Winter’s weather not a huge problem for local schools yet

By: Kevin Bunch | Roseville - Eastpointe Eastsider | Published March 5, 2014


EASTPOINTE/ROSEVILLE — Regional schools have had to close numerous times due to snow and the cold this winter, but it has not proven to be a huge problem yet, according to administrators.

East Detroit Superintendent Joanne Lelekatch said the school district has had seven snow days, with an additional day for building issues at Crescentwood Elementary, and two building-issue days for East Detroit High School. While the state allows districts to have six missed days forgiven, she said it is not a problem at East Detroit because it schedules more days than the state requires for classes.

The state wants a minimum of 177 school days — anything beyond that must be made up, Lelekatch said. That buffer being built into the district calendar has kept it all right so far, barring more snow or cold days in the next month.

“We still have 179 days, and we’re only required to have 177, so they still have two more days. As long as we have no more snow days, we’ll be in good shape,” Lelekatch said.

Otherwise, Lelekatch said the district was not having any particular problems with the weather.

Superintendent John Kment, of the Roseville Community Schools, said the district is going to need to make up days, and he requested that the school board allow the school’s hourly employees to use the district’s spring break for their week of furlough days to account for it. The board granted that request.

Roseville Assistant Superintendent Michael LaFeve said the school district needs to make up two days as of Feb. 27. He said he did not yet have an answer as to how this will impact the calendar.

“We’re trying to get through all the bad weather first, and I’m hoping we don’t have any more,” LaFeve said. “I’m assuming we may have to add some days, but I don’t know the answer to that question.”

Furthermore, Kment also said the district was having trouble with its salt supply. Buildings and Grounds Director Jon Steenland said during the Feb. 17 school board meeting that the district’s supply was running low, and that the state has stepped in to claim its normal supply for additional salt.

“We’re cut off at this point,” Steenland said. “We have enough for the buildings to get out with salt spreaders, but for parking lots, we may run out. I’ve talked to individuals from the city to see if we can purchase it from them like we used to.”
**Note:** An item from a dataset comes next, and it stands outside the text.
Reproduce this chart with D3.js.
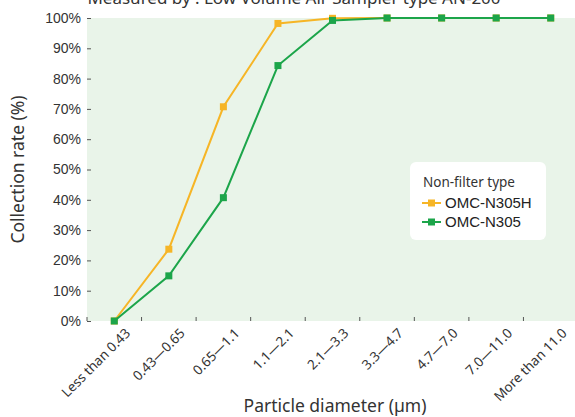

He added that heavy snowfall was proving problematic insofar as moving it off parking lots and sidewalks. Steenland said at some buildings, his staff was simply running out of space to pile it up.

Lelekatch said she is still waiting to hear from Lansing in case the district does go over its limit, since there is talk there about having schools make up time with full days rather than just adding time onto each existing school day.

LaFeve said Deputy Superintendent Rebecca Vasil currently is handling the calendar, and if the weather does not require more additions to the school year, he expects she should have a proposal in about a month.

On the subject of additional days, Lelekatch said that while there would not be an economic impact for contract employees, like teachers, secretaries and administrators, hourly employees go on furlough on those additional days.

More time off school can be detrimental to teaching students, however, as they forget materials learned and need refreshers.

“I think anytime kids are not in front of a teacher, it’s going to adversely affect their achievement,” Lelekatch said.

Lelekatch said school closures are generally made in concert by superintendents across the entire county based on a few factors. In the event of heavy snowfall, the question becomes whether or not the buses can get students to school safely and on time — if not, she said, classes will be canceled.

In case of cold weather, it ultimately comes down to whether or not it is safe for students to wait at bus stops or to walk to school. If not, then schools will be closed, she said.

“You’re not only looking at temperatures, but the wind chill,” Lelekatch said. “We don’t have a set temperature, because it can be 4 degrees and have a wind chill of minus 25, and it could be 0 degrees with a wind chill of 0. I think just remembering the health, safety and welfare of students is the No. 1 priority when we’re talking about closing buildings and closing schools.”